The player card is not just a discount card. It is the casino’s measuring tape.
When you use it, the casino can connect your name to your play: game choice, average bet, length of play, machine activity, trips, offers, losses, wins, and sometimes behavior patterns. That does not mean a pit boss is sitting in a dark room planning your next bad beat. It means the business is measuring customer value.
What the casino wants to know
On table games, tracking usually starts with average bet and time played. The floor supervisor or pit boss estimates the average bet, records the game, and uses the session length to estimate theoretical loss, often called theo.
On slots, the machine does most of the work. Coin-in, coin-out, denomination, game type, carded play, points, offers, and session behavior can be captured much more precisely. That is why slot players often feel the rewards program is more active: the data is cleaner.
The GambleAware Patterns of Play research shows how gambling account data can be analyzed to understand play behavior, spending levels, and safer-gambling tool use.
Player tracking is not mind reading
A casino does not need to know your thoughts. It needs to know your betting pattern.
If you play $25 a hand for two hours, that says one thing. If you play $25, lose, jump to $200, ask for markers, complain about comps, and return every weekend, that says another. Tracking is not only about rewards. It can also support risk control, customer service, marketing, disputes, and responsible gambling obligations.
Regulated markets increasingly expect operators to notice harmful patterns. The UK Gambling Commission customer interaction guidance is a useful example of how regulators think about operator responsibility when customer behavior shows risk.
Why comps are tied to tracking
Comps are not thank-you gifts from the heart. They are calculated marketing costs. The casino estimates how much your play is worth, then returns a smaller amount in rooms, food, free play, tier credits, or invitations.
That is why two players who both lose $500 may receive different offers. One may have played a low-edge table slowly. The other may have run heavy slot action for hours. The actual loss matters less than the expected value of the play.

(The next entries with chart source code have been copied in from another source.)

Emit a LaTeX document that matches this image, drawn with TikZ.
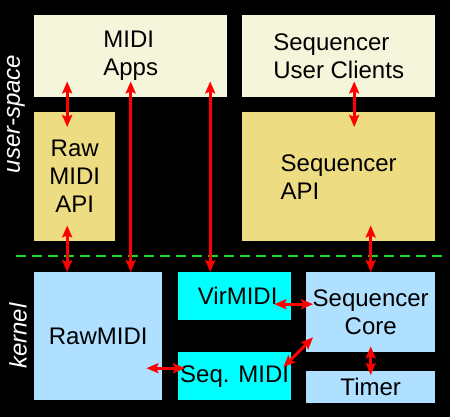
\documentclass[tikz,border=0pt]{standalone}
\usepackage{fontspec}
\setmainfont{Liberation Sans}
\usepackage{tikz}
\usetikzlibrary{arrows.meta}
\usetikzlibrary{positioning}

\definecolor{appcol}{RGB}{245,245,220}
\definecolor{apicol}{RGB}{238,220,130}
\definecolor{kerncol}{RGB}{176,224,255}
\definecolor{virtcol}{RGB}{0,255,255}
\definecolor{bordercol}{RGB}{30,220,30}

\begin{document}
\begin{tikzpicture}[x=1pt,y=-1pt,
                    box node/.style={rectangle,inner sep=0pt,anchor=north west,
                      font=\fontsize{24}{28}\selectfont},
                    link/.style={red,line width=3pt,
                      {Stealth[length=12pt,width=10pt,inset=2pt]}-{Stealth[length=12pt,width=10pt,inset=2pt]}},
                    side label/.style={white,rotate=90,font=\fontsize{24}{28}\selectfont\itshape}]

  \fill[black] (0,0) rectangle (450,417);

  % user-space
  \node[box node,fill=appcol,minimum width=193pt,minimum height=82pt,align=left] (apps) at (34,15) {MIDI\\Apps};
  \node[box node,fill=appcol,minimum width=193pt,minimum height=82pt,align=left] (clients) at (242,15) {Sequencer\\User Clients};
  \node[box node,fill=apicol,minimum width=81pt,minimum height=129pt,align=center] (rawapi) at (34,112) {Raw\\MIDI\\API};
  \node[box node,fill=apicol,minimum width=193pt,minimum height=129pt,align=left] (seqapi) at (242,112) {Sequencer\\API};

  % kernel
  \node[box node,fill=kerncol,minimum width=128pt,minimum height=128pt] (rawmidi) at (34,272) {RawMIDI};
  \node[box node,fill=virtcol,minimum width=113pt,minimum height=48pt] (virmidi) at (178,272) {\hspace{6pt}VirMIDI};
  \node[box node,fill=virtcol,minimum width=113pt,minimum height=48pt] (seqmidi) at (178,352) {Seq. MIDI};
  \node[box node,fill=kerncol,minimum width=129pt,minimum height=80pt,align=center] (core) at (306,272) {Sequencer\\Core};
  \node[box node,fill=kerncol,minimum width=129pt,minimum height=32pt] (timer) at (306,371) {Timer};

  \node[side label] (user) at (16,114) {user-space};
  \node[side label] (kern) at (18,336) {kernel};

  \draw[bordercol,line width=2.7pt,dash pattern=on 10pt off 6pt] (16,256) -- (444,256);

  \draw[link] ([xshift=-7.5pt,yshift=16pt]rawapi.north |- apps.south) -- ([xshift=-7.5pt,yshift=-15pt]rawapi.north);
  \draw[link] ([yshift=16pt]apps.south) -- (apps.south |- rawmidi.north);
  \draw[link] ([xshift=-24.5pt,yshift=16pt]virmidi.north |- apps.south) -- ([xshift=-24.5pt]virmidi.north);
  \draw[link] ([xshift=-7.5pt,yshift=16pt]rawapi.south) -- ([xshift=-7.5pt]rawapi.south |- rawmidi.north);
  \draw[link] ([xshift=15.5pt,yshift=16pt]clients.south) -- ([xshift=15.5pt,yshift=-15pt]seqapi.north);
  \draw[link] ([yshift=16pt]core.north |- seqapi.south) -- (core.north);
  \draw[link] ([xshift=-17pt,yshift=-8pt]virmidi.east) -- ([xshift=7pt,yshift=-8pt]core.west |- virmidi.east);
  \draw[link] ([xshift=-8pt,yshift=9pt]seqmidi.east) -- ([xshift=7pt,yshift=15pt]core.south west);
  \draw[link] ([xshift=-16pt,yshift=8pt]rawmidi.east |- seqmidi.west) -- ([xshift=7pt,yshift=8pt]seqmidi.west);
  \draw[link] ([yshift=6pt]core.south) -- ([yshift=-4pt]timer.north);
\end{tikzpicture}
\end{document}
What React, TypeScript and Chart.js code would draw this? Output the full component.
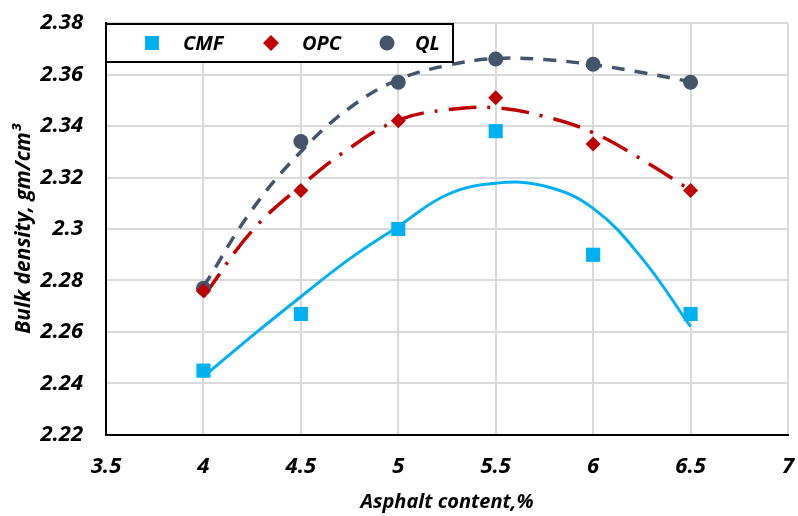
import React, { useEffect, useRef } from 'react';
import { Chart, registerables } from 'chart.js';

Chart.register(...registerables);

const FONT = '"Open Sans", Lato, "DejaVu Sans", sans-serif';

const seriesNames = ['CMF', 'OPC', 'QL'];
const seriesColors = ['#00B0F0', '#C00000', '#44546A'];
const seriesMarkers = ['rect', 'rectRot', 'circle'];

const asphaltContent = [4, 4.5, 5, 5.5, 6, 6.5];
const cmfDensity = [2.245, 2.267, 2.3, 2.338, 2.29, 2.267];
const opcDensity = [2.276, 2.315, 2.342, 2.351, 2.333, 2.315];
const qlDensity = [2.277, 2.334, 2.357, 2.366, 2.364, 2.357];

// trendline values
const trendContent = [4, 4.25, 4.5, 4.75, 5, 5.25, 5.5, 5.75, 6, 6.25, 6.5];
const cmfTrend = [2.2426, 2.2585, 2.2737, 2.2884, 2.301, 2.3133, 2.3178, 2.3167, 2.308, 2.2887, 2.2621];
const opcTrend = [2.2737, 2.2993, 2.3167, 2.3314, 2.3423, 2.3463, 2.3471, 2.3437, 2.3374, 2.327, 2.3151];
const qlTrend = [2.2775, 2.3075, 2.33, 2.347, 2.358, 2.3635, 2.3662, 2.3658, 2.3638, 2.3608, 2.3572];

const xMin = 3.5;
const xMax = 7;
const xStep = 0.5;
const yMin = 2.22;
const yMax = 2.38;
const yStep = 0.02;

const xTitle = 'Asphalt content,%';
const yTitle = 'Bulk density, gm/cm³';

const toPoints = (xs: number[], ys: number[]) => xs.map((x, i) => ({ x, y: ys[i] }));

const drawMarker = (ctx: CanvasRenderingContext2D, style: string, x: number, y: number, color: string) => {
  ctx.fillStyle = color;
  ctx.beginPath();
  if (style === 'rect') {
    ctx.rect(x - 7, y - 7, 14, 14);
  } else if (style === 'rectRot') {
    ctx.moveTo(x, y - 8);
    ctx.lineTo(x + 8, y);
    ctx.lineTo(x, y + 8);
    ctx.lineTo(x - 8, y);
    ctx.closePath();
  } else {
    ctx.arc(x, y, 7.5, 0, Math.PI * 2);
  }
  ctx.fill();
};

const legendBoxPlugin = {
  id: 'legendBox',
  afterDatasetsDraw(chart: any) {
    const ctx = chart.ctx as CanvasRenderingContext2D;
    const left = chart.chartArea.left;
    const top = chart.chartArea.top + 1;
    const w = 347;
    const h = 38;
    const markerOffsets = [46, 165, 281];
    const textOffsets = [77, 196, 309];
    ctx.save();
    ctx.fillStyle = '#ffffff';
    ctx.fillRect(left, top, w, h);
    ctx.lineWidth = 2;
    ctx.strokeStyle = '#000000';
    ctx.strokeRect(left, top, w, h);
    const cy = top + h / 2;
    seriesNames.forEach((name, i) => {
      drawMarker(ctx, seriesMarkers[i], left + markerOffsets[i], cy, seriesColors[i]);
      ctx.fillStyle = '#000000';
      ctx.font = `italic bold 20px ${FONT}`;
      ctx.textAlign = 'left';
      ctx.textBaseline = 'middle';
      ctx.fillText(name, left + textOffsets[i], cy + 1);
    });
    ctx.restore();
  },
};

export default function App() {
  const canvasRef = useRef<HTMLCanvasElement | null>(null);

  useEffect(() => {
    if (!canvasRef.current) return;
    const markerData = [cmfDensity, opcDensity, qlDensity];
    const trendData = [cmfTrend, opcTrend, qlTrend];
    const dashes = [[], [28, 11, 3, 11], [13, 10]];
    const lineWidths = [3, 3.5, 3.5];

    const datasets: any[] = [];
    seriesNames.forEach((name, i) => {
      datasets.push({
        label: name,
        data: toPoints(asphaltContent, markerData[i]),
        showLine: false,
        pointStyle: seriesMarkers[i],
        pointRadius: i === 0 ? 10 : 7.5,
        pointBackgroundColor: seriesColors[i],
        pointBorderColor: seriesColors[i],
        pointBorderWidth: 0,
        order: 0,
      });
    });
    seriesNames.forEach((name, i) => {
      datasets.push({
        label: name + ' trend',
        data: toPoints(trendContent, trendData[i]),
        showLine: true,
        pointRadius: 0,
        borderColor: seriesColors[i],
        borderWidth: lineWidths[i],
        borderDash: dashes[i],
        tension: 0.4,
        fill: false,
        order: 1,
      });
    });

    const chart = new Chart(canvasRef.current, {
      type: 'scatter',
      data: { datasets },
      plugins: [legendBoxPlugin],
      options: {
        animation: false,
        responsive: false,
        events: [],
        layout: { padding: { top: 23, right: 9, left: 0, bottom: 0 } },
        plugins: {
          legend: { display: false },
          tooltip: { enabled: false },
        },
        scales: {
          x: {
            type: 'linear',
            min: xMin,
            max: xMax,
            afterFit: (scale: any) => {
              scale.height = 81;
              scale.paddingLeft = 0;
              scale.paddingRight = 0;
            },
            ticks: {
              stepSize: xStep,
              padding: 19,
              color: '#000',
              font: { family: FONT, size: 22, style: 'italic', weight: 'bold' },
              callback: (v: any) => String(parseFloat(Number(v).toFixed(2))),
            },
            grid: { color: '#d9d9d9', lineWidth: 2, drawTicks: false },
            border: { color: '#000', width: 2 },
            title: {
              display: true,
              text: xTitle,
              color: '#000',
              font: { family: FONT, size: 20, style: 'italic', weight: 'bold' },
              padding: { top: 0, bottom: 2 },
            },
          },
          y: {
            type: 'linear',
            min: yMin,
            max: yMax,
            afterFit: (scale: any) => {
              scale.width = 106;
              scale.paddingTop = 0;
              scale.paddingBottom = 0;
            },
            ticks: {
              stepSize: yStep,
              padding: 23,
              color: '#000',
              font: { family: FONT, size: 22, style: 'italic', weight: 'bold' },
              callback: (v: any) => String(parseFloat(Number(v).toFixed(2))),
            },
            grid: { color: '#d9d9d9', lineWidth: 2, drawTicks: false },
            border: { color: '#000', width: 2 },
            title: {
              display: true,
              text: yTitle,
              color: '#000',
              font: { family: FONT, size: 21, style: 'italic', weight: 'bold' },
              padding: { top: 11, bottom: 0 },
            },
          },
        },
      },
    });
    return () => chart.destroy();
  }, []);

  return (
    <div style={{ position: 'fixed', left: 0, top: 0, width: 798, height: 516, background: '#fff' }}>
      <canvas ref={canvasRef} width={798} height={516} style={{ display: 'block' }} />
    </div>
  );
}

Testing labs and system standards matter because modern casinos run on connected equipment and controlled reporting. Gaming Laboratories International standards explain how gaming devices and systems are tested against jurisdictional requirements.
In Detail
From the floor side, tracking is practical. A supervisor does not need a perfect record of every chip movement to rate a table player. He needs a fair working estimate: average bet, game, time, and sometimes side bet action. The casino then applies the house edge and pace assumptions to estimate theo.
Slot tracking is colder. The machine knows exactly how much action went through. It does not care if you were angry, lucky, tired, or celebrating. It records the play.
Where players get confused is the word “free.” A free buffet, room, or bonus offer usually came from expected loss, not from friendship. The casino is not insulted if you use comps smartly. But the moment you play longer or bigger only to earn rewards, the reward system has done its job on you.
There is also a privacy side. Casinos and online operators handle personal and behavioral data, and players should understand what they are sharing. The card may give benefits, but it also turns anonymous play into measured play.
The healthiest way to treat tracking is simple: use the card if you want the benefits, but never chase offers. Let your budget decide your play. Do not let the offer decide your budget.
Final word
The casino tracks play to understand value, risk, and return visits. That knowledge is useful to the business. It is only useful to you if you refuse to let comps steer your gambling.